___ Recorded information

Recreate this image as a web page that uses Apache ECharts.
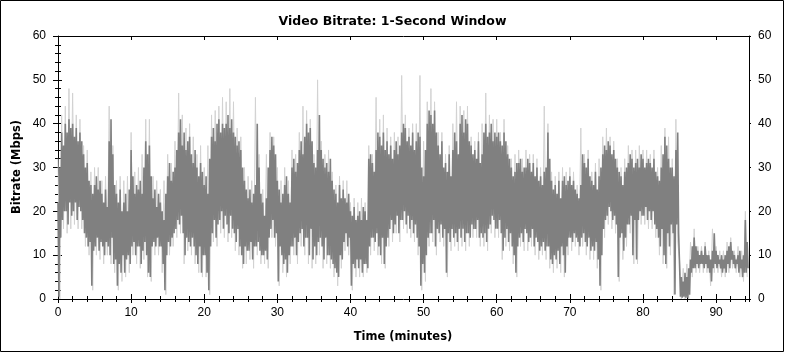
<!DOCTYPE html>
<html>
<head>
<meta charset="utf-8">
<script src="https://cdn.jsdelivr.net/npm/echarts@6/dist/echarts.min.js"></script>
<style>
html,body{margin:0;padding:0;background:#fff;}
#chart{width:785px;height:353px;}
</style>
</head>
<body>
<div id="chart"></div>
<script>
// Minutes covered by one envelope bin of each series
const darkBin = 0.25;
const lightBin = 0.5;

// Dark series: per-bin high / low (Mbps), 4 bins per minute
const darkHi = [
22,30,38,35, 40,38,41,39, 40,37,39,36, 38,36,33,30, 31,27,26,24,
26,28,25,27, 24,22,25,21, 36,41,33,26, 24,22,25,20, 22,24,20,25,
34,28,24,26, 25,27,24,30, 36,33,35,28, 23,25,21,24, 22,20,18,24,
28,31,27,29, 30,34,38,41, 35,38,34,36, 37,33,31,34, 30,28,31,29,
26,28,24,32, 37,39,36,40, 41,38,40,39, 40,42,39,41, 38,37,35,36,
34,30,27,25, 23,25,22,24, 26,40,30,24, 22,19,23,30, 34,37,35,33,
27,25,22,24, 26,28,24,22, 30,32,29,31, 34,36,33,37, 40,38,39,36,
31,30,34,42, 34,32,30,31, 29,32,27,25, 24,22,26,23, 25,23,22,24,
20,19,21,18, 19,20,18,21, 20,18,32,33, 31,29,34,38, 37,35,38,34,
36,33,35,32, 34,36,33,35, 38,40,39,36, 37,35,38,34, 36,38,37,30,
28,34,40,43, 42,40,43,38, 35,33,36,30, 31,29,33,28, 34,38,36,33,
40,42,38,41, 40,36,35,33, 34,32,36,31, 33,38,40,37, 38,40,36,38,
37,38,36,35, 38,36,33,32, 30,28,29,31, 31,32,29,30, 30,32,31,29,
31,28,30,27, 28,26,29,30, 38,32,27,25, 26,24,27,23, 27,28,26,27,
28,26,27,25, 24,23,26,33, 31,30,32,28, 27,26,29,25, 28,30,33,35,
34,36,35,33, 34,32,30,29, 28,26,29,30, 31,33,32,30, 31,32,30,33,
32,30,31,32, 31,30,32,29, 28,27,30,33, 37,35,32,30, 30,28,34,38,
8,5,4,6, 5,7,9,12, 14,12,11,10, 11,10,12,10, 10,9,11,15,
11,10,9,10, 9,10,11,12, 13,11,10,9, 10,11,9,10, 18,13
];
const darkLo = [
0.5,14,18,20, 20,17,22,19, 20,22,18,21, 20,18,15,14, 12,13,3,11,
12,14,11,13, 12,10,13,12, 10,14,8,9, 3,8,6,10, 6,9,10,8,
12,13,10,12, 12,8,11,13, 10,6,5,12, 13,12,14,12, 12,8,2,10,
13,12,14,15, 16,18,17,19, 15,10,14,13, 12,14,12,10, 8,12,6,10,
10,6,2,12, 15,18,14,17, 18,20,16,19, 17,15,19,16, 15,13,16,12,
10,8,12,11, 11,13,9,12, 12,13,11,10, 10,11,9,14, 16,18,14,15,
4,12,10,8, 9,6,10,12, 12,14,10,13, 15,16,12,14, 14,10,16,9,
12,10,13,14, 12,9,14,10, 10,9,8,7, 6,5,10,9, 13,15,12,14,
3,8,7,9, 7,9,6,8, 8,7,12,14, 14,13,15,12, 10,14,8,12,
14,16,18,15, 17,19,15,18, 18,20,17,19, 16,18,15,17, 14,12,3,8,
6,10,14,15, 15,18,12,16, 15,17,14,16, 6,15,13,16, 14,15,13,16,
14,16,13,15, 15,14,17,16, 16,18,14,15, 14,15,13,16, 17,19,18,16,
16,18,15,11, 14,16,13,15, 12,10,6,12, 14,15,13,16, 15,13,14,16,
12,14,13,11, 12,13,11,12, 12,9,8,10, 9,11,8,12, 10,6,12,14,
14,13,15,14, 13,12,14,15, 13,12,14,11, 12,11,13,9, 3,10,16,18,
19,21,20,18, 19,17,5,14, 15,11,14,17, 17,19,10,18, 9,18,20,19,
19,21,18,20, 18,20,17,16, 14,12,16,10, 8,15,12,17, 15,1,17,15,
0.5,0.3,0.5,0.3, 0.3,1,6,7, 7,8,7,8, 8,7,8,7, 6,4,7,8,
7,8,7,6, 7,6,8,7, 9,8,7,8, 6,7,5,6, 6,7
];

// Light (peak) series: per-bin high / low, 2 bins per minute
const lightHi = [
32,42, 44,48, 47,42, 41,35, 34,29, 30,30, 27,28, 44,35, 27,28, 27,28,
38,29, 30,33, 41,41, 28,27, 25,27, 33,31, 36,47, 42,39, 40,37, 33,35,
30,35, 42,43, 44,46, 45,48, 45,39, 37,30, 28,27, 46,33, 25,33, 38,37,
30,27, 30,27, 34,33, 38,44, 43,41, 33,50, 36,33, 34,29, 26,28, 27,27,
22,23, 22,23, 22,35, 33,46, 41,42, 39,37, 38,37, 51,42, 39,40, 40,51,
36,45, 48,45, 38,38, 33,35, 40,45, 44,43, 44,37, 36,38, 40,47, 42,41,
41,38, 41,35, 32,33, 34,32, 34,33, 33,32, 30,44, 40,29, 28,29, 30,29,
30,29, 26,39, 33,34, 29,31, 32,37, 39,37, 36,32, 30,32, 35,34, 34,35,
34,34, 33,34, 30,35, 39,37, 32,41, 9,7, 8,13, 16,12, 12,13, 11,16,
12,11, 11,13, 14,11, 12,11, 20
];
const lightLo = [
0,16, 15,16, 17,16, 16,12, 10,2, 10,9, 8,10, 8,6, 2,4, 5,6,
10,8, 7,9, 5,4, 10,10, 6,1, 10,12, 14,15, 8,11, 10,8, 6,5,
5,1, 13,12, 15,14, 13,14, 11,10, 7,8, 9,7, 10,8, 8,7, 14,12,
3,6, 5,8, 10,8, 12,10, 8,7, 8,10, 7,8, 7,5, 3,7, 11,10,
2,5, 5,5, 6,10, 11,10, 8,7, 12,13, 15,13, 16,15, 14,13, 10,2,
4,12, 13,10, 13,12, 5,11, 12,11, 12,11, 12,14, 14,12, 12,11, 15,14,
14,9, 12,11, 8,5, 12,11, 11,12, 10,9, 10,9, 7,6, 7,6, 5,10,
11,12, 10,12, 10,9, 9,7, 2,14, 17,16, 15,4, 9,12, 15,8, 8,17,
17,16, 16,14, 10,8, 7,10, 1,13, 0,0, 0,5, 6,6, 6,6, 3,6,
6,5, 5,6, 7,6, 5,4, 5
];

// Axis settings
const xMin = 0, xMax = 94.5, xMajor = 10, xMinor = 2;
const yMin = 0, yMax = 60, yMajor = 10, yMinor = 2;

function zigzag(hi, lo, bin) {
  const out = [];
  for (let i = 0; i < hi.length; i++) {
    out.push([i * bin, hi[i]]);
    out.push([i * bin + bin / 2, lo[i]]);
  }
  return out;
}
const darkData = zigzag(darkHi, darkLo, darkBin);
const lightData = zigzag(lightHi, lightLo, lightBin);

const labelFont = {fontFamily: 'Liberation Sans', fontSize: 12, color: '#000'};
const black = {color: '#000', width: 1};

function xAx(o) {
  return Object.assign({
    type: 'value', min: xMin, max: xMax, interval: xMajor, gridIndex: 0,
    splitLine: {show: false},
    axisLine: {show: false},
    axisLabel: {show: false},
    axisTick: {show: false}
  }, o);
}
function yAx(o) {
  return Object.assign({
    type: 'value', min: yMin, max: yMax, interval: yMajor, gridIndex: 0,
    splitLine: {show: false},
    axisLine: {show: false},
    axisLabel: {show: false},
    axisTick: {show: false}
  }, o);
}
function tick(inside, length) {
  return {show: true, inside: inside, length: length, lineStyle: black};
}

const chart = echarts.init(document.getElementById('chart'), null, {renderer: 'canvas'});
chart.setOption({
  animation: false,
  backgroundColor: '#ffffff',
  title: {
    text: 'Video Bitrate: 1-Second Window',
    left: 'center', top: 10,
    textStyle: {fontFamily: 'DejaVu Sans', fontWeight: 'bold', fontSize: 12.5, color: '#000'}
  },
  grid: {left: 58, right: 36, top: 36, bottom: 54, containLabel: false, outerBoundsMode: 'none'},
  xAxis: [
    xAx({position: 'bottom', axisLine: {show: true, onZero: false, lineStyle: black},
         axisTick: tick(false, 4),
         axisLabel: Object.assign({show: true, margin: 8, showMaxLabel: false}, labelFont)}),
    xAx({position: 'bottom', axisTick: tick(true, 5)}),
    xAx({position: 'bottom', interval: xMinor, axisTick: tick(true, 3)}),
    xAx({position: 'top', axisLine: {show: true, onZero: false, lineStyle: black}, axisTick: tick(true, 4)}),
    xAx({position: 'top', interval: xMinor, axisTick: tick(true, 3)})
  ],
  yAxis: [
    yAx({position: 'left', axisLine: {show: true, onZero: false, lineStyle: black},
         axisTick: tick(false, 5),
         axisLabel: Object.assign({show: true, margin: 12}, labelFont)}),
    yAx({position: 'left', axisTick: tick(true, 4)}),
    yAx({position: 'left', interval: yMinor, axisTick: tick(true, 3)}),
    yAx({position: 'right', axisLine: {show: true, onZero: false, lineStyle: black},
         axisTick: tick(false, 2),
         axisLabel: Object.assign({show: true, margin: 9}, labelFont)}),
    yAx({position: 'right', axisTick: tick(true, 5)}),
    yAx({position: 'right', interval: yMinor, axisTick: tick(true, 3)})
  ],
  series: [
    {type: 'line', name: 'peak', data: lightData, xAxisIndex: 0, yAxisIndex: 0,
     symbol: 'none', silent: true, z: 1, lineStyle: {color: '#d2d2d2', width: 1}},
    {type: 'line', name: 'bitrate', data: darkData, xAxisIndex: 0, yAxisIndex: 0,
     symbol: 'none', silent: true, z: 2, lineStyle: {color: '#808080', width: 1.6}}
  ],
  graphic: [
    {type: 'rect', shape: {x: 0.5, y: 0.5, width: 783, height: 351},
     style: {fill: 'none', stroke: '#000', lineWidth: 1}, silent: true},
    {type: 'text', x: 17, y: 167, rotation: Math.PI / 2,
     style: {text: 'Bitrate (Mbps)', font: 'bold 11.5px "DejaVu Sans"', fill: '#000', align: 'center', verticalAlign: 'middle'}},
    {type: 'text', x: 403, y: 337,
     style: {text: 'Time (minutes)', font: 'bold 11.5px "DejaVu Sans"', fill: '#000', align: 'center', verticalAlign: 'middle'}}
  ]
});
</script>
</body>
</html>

______

Given request:
Up to and including the line with "const lightBin = 0.5;", copy the data above from its first line. Skip pictures.

Written solution:
Recreate this image as a web page that uses Apache ECharts.
<!DOCTYPE html>
<html>
<head>
<meta charset="utf-8">
<script src="https://cdn.jsdelivr.net/npm/echarts@6/dist/echarts.min.js"></script>
<style>
html,body{margin:0;padding:0;background:#fff;}
#chart{width:785px;height:353px;}
</style>
</head>
<body>
<div id="chart"></div>
<script>
// Minutes covered by one envelope bin of each series
const darkBin = 0.25;
const lightBin = 0.5;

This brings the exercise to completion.